Dependent on when you were born, Albarn means something different to each listener. Blur not only represents his youth but that of an entire generation, and whenever he reconvenes with the group, the frontman re-lives his young adulthood. On the contrary, his melancholy solo material reflects the middle-aged man he is today.
Contrastingly, Albarn also created Gorillaz, a vehicle that has allowed him to work with artists from all around the musical sphere, with collaboration at the heart of the project’s success. It’s permitted Albarn to experiment outside of his comfort zone, and selfishly, let him work with his musical heroes.
The opportunity to work with Bobby Womack mattered to Albarn more than most. In 2015, the singer revealed that The Poet was one of his three favourite albums of all time while promoting the latest Blur album, The Magic Whip. As well as obtaining the late Womack to appear on three Gorillaz tracks, Albarn also had the pleasure of co-producing his final album, 2012’s The Bravest Man On The Universe.

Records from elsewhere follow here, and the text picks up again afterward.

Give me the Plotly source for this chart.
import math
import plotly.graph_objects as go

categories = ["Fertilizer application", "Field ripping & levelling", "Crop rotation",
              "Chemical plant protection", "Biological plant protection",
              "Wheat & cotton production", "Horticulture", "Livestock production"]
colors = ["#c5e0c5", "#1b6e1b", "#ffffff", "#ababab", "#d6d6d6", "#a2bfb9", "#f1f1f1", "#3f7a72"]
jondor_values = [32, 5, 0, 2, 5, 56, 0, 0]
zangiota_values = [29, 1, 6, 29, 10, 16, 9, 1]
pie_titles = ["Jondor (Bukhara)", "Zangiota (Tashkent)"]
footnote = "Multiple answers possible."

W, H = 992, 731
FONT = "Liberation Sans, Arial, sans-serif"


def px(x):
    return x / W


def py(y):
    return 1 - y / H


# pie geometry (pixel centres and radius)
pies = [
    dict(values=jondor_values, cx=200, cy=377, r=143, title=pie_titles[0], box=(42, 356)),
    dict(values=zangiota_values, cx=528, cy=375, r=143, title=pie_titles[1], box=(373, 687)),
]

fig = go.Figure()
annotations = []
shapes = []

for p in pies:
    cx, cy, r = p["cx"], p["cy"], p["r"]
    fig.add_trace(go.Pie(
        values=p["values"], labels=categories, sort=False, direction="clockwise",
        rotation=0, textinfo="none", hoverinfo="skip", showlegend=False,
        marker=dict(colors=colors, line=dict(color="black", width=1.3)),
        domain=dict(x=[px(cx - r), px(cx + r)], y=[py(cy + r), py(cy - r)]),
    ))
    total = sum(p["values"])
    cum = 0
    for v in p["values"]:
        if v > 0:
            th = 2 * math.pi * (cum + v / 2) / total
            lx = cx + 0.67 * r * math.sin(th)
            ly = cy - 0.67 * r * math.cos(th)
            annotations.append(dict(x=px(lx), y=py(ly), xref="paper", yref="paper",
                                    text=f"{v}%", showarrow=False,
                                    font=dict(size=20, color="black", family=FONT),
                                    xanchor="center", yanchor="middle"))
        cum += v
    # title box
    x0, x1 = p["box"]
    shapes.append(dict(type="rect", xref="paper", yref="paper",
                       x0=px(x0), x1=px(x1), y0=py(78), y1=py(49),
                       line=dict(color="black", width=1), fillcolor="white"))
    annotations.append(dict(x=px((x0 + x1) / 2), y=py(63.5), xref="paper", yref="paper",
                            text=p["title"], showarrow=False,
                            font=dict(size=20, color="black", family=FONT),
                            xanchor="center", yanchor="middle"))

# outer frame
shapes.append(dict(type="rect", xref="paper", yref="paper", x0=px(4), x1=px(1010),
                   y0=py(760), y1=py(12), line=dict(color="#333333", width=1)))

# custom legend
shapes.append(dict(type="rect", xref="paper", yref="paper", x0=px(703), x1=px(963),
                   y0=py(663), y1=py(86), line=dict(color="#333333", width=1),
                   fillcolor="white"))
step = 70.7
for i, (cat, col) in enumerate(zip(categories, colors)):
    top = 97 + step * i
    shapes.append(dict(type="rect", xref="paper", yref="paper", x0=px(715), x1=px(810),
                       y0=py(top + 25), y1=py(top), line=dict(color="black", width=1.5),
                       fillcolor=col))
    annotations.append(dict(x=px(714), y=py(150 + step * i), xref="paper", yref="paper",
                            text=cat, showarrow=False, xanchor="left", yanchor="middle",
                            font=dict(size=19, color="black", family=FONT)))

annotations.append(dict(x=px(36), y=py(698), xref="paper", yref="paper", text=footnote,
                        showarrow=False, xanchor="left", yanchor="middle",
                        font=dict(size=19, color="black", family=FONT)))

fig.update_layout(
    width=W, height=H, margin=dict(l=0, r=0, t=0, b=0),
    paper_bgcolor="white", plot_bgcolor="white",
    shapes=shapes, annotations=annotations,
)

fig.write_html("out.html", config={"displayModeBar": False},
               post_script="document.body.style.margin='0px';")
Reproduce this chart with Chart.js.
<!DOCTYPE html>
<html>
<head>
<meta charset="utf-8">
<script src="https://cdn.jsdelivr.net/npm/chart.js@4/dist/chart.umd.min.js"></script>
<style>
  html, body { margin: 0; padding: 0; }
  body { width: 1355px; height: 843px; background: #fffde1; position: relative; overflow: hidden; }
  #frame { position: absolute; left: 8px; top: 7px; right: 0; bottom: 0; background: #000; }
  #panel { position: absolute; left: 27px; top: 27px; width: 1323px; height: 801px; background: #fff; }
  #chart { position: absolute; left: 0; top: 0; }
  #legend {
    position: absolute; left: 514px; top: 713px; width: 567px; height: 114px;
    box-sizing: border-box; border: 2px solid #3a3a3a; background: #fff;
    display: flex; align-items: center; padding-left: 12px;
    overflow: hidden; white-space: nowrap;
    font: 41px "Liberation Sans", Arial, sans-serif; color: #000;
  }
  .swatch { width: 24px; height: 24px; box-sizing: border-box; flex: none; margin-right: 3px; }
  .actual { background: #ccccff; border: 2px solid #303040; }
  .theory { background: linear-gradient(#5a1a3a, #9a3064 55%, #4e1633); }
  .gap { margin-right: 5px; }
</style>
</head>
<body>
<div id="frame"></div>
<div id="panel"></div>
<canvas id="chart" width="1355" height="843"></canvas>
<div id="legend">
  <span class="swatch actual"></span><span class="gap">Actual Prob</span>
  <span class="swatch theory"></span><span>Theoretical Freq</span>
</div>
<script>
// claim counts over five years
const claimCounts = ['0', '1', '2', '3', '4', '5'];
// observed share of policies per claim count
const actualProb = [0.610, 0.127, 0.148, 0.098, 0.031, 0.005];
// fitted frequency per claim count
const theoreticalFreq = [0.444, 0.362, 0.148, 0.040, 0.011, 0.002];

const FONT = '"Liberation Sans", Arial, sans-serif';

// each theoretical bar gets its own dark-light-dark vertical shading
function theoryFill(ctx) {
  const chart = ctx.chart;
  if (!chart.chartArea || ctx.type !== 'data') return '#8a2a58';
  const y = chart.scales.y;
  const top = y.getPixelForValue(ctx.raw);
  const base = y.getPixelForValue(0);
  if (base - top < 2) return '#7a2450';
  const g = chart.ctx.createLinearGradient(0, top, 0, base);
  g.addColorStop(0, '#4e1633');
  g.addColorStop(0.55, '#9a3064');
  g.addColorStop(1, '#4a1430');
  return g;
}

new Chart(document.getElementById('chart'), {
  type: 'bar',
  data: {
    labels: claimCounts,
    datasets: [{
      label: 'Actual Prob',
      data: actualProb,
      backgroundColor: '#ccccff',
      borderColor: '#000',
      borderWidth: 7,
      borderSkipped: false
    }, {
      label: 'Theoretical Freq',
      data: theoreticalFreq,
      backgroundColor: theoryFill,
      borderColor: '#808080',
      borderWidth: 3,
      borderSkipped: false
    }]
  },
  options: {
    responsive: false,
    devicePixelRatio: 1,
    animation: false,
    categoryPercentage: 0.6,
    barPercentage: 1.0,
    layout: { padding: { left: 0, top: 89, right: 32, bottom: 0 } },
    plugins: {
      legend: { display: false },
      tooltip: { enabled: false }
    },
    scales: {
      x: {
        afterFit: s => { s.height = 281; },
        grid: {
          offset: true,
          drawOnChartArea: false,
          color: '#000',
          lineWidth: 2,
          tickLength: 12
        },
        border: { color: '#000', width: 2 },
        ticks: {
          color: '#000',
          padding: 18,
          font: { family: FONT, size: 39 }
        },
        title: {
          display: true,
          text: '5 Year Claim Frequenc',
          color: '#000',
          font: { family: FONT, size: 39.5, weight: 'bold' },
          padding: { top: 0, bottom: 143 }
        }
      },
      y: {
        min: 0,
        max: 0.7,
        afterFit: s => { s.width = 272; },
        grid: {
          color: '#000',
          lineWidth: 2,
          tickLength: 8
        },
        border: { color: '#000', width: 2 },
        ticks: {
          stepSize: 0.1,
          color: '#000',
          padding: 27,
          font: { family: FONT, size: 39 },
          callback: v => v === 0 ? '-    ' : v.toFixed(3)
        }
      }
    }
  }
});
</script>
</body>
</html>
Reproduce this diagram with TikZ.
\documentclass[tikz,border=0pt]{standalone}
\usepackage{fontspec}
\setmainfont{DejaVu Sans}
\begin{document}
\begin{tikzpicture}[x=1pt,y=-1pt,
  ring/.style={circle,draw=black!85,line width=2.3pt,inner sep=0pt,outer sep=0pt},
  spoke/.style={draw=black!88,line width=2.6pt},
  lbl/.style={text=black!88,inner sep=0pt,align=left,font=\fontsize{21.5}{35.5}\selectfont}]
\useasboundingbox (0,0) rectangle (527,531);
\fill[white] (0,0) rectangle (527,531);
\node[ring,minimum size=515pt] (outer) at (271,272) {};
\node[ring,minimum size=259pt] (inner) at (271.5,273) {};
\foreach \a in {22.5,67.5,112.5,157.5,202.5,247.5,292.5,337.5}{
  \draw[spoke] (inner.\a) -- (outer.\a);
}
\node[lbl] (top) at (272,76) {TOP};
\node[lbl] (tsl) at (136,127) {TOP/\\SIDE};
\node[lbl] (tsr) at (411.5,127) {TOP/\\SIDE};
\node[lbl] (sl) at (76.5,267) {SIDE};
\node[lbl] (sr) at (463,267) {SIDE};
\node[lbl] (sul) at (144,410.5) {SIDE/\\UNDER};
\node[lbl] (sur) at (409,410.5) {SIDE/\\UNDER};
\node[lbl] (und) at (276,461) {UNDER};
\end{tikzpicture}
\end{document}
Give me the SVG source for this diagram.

“I could have chosen three or four of Bobby’s,” Albarn explained. “Records that kill me every time. Along with Tony Allen, he’s one of the biggest inspirations of my musical life.”
Meanwhile, his next selection was William Onyeabor’s World Psychedelic Classics 5: Who is William Onyeabor?. A reclusive Nigerian funk musician who had a story steeped in mystery, Onyeabor self-released eight albums between 1977 and 1985 before turning to Christianity and turning his back on music. Albarn selected a 2013 compilation of his work and said, “The more I learn about this man, the more of an enigma he becomes, but I can’t think of a more joyous thing than ‘Fantastic Man’.”
Last up is David Bowie and his album Low from his Berlin Trilogy. He noted, “The sound of David and Brian absorbing punk then taking it to Berlin to produce a futuristic record, right on the frontline of the Cold War.”
Sadly, it remains one of Albarn’s biggest regrets that an album he discussed making with Bowie failed to materialise. “David Bowie asked me and Ray Davies to make an album with him. It was actually a serious thing we were going to do,” he told The Scotland Herald.
Albarn added, “He summonsed me when he was playing in Switzerland into the labyrinth of his backstage and I went to see him and he said, ‘Well, we’re going to do this but if this tour keeps doing as well as it is then I’m going to carry on touring.'” In the end, Bowie decided to stay on the road, and the album never got past the brainstorming stage, much to Albarn’s ire.
Damon Albarn’s three favourite albums
- Bobby Womack – The Poet
- William Onyeabor – Who Is William Onyeabor?